Once you get your title abstract, the documents will be chronologically set, from the recent to the oldest. The ownership record will look like this:
- Owner A sold the property to Owner B
- Owner B sold the property to Owner C
- Owner C sold the property to Owner D
For instance, if Adam Jacob sold his property to Angelina Smith in 1990, the next deed on record must show Angelina Smith as the seller.
On the other hand, if you notice that the next deed on record is Jane Jacob selling her property to Sarah Johnson in 1989, without mentioning when Angelina Smith sold the property to Jane Jacob, then this is a main issue.
This issue is called break in the title chain.
In this case, when the title company notices this in its research, it won’t be able to issue its own title insurance policy since there’s a clear flaw (gap) in the history of records.
If you face such a situation, it’s better to ask the seller if they still have these missing documents that can fill the gaps in his/her files.
In case they do, ask them to record these documents or you can record them yourself after obtaining them.
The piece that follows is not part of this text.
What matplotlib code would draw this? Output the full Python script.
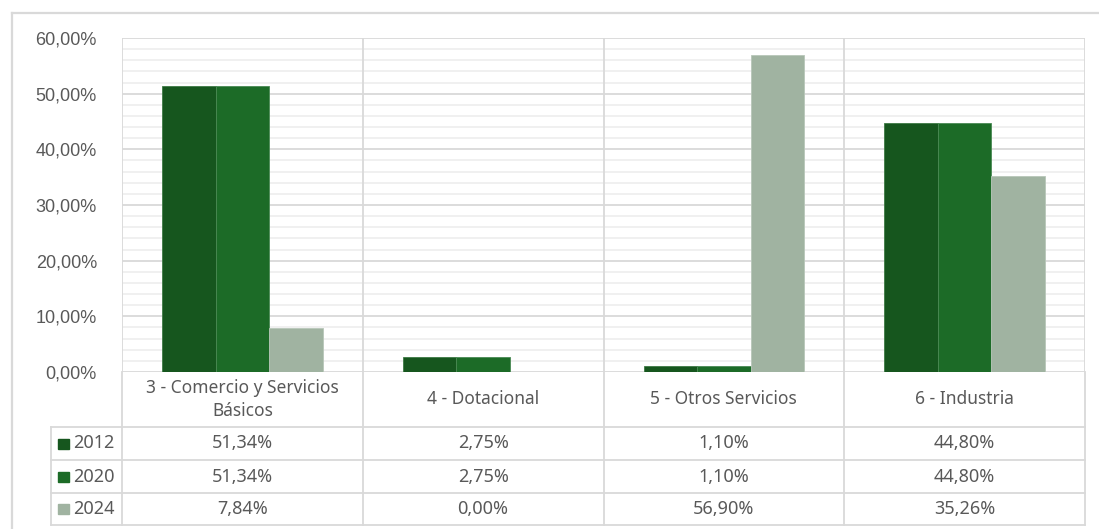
import matplotlib
matplotlib.use("Agg")
import matplotlib.pyplot as plt
from matplotlib.patches import Rectangle

# ---- data ----
categories = ["3 - Comercio y Servicios\nBásicos", "4 - Dotacional",
              "5 - Otros Servicios", "6 - Industria"]
years = ["2012", "2020", "2024"]
values_2012 = [51.34, 2.75, 1.10, 44.80]
values_2020 = [51.34, 2.75, 1.10, 44.80]
values_2024 = [7.84, 0.00, 56.90, 35.26]
series = [values_2012, values_2020, values_2024]
colors = ["#16561e", "#1c6b27", "#a0b3a1"]
edge_colors = ["#3d7a44", "#4a8a54", "#b8c7b9"]
y_ticks = [0, 10, 20, 30, 40, 50, 60]

TEXT = "#595959"
GRID = "#d9d9d9"
MINOR = "#efefef"
W, H = 1099, 529

plt.rcParams["font.family"] = ["Noto Sans", "DejaVu Sans"]

fig = plt.figure(figsize=(W / 100, H / 100), dpi=100)

# pixel-based helpers
def fx(px):
    return px / W

def fy(py):
    return 1 - py / H

ax_left, ax_right, ax_top, ax_bot = 122, 1085, 38, 372
ax = fig.add_axes([fx(ax_left), fy(ax_bot), fx(ax_right - ax_left), fy(ax_top) - fy(ax_bot)])

n = len(categories)
bar_w = 2 / 9
for i, (vals, c, ec) in enumerate(zip(series, colors, edge_colors)):
    xs = [k + (i - 1) * bar_w for k in range(n)]
    ax.bar(xs, vals, width=bar_w, color=c, edgecolor=ec, linewidth=0.6, zorder=3)

ax.set_xlim(-0.5, n - 0.5)
ax.set_ylim(0, 60)

# gridlines: minor every 2 %, major every 10 %
for v in range(0, 61, 2):
    if v % 10:
        ax.axhline(v, color=MINOR, lw=1.3, zorder=1)
for v in y_ticks:
    ax.axhline(v, color=GRID, lw=1.3, zorder=2)
for k in range(n + 1):
    ax.axvline(k - 0.5, color=GRID, lw=1.3, zorder=2)

ax.set_yticks(y_ticks)
ax.set_yticklabels([f"{v:.2f}%".replace(".", ",") for v in y_ticks],
                   family=["Liberation Sans"], fontsize=13, color=TEXT)
ax.set_xticks([])
ax.tick_params(axis="y", length=0, pad=18)
for s in ax.spines.values():
    s.set_visible(False)

# overlay in pixel coordinates for the data table and the outer frame
ov2 = fig.add_axes([0, 0, 1, 1], zorder=5)
ov2.set_xlim(0, W)
ov2.set_ylim(H, 0)
ov2.axis("off")

# outer chart frame
ov2.plot([12, W], [13, 13], color=GRID, lw=1.6)
ov2.plot([12, 12], [13, H], color=GRID, lw=1.6)

# data table
col_edges = [ax_left + (ax_right - ax_left) * k / n for k in range(n + 1)]
row_edges = [ax_bot, 427, 460, 493, 525]
legend_left = 51

for x in col_edges:
    ov2.plot([x, x], [ax_bot, row_edges[-1]], color=GRID, lw=1.3)
ov2.plot([legend_left, legend_left], [row_edges[1], row_edges[-1]], color=GRID, lw=1.3)
for y in row_edges[1:]:
    ov2.plot([legend_left, ax_right], [y, y], color=GRID, lw=1.3)

# category headers
for k, cat in enumerate(categories):
    cx = (col_edges[k] + col_edges[k + 1]) / 2
    cy = (row_edges[0] + row_edges[1]) / 2
    ov2.text(cx, cy, cat, ha="center", va="center", fontsize=12.5,
             color=TEXT, linespacing=1.4)

# rows: legend key + values
for r, (yr, vals, c) in enumerate(zip(years, series, colors)):
    y0, y1 = row_edges[r + 1], row_edges[r + 2]
    cy = (y0 + y1) / 2
    ov2.add_patch(Rectangle((58, cy - 5), 11, 10, color=c))
    ov2.text(73, cy, yr, ha="left", va="center", fontsize=13, color=TEXT)
    for k, v in enumerate(vals):
        cx = (col_edges[k] + col_edges[k + 1]) / 2
        ov2.text(cx, cy, f"{v:.2f}%".replace(".", ","), ha="center",
                 va="center", fontsize=13, color=TEXT)

fig.savefig("out.png", dpi=100, facecolor="white")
If they do not, you’re recommended to walk away from the deal because it’s better to solve these issues than to ignore them and eventually end up purchasing a property that has never been the seller’s own.
Checking the tax assessor’s records
You should collect as much data as you can about the seller of the property you’re going to purchase.
You should do this because you will need to locate the deeds (both the current and past) for the property you’re going to purchase.
The property tax records can be found at the tax assessor’s office, within the boundaries of the country/city where the property is situated.
As a side note, these records are available for the public to obtain; many places have these records online.
In order to get the accurate information on the property and its owner, you should have the following:
- The address of the street where the property is situated
- The ability to locate the tax assessor’s office
- The ability to check the website of the assessor’s office to determine whether you’ll be able to search online for tax-related information.
- In case you don’t have an option of online search, contact the assessor’s office, asking them to provide you with the steps you should follow to get the property needed tax information.
- The tax records of the property will offer you the parcel number, the lot number, the history of the (paid and unpaid) taxes, and finally the general description of the property.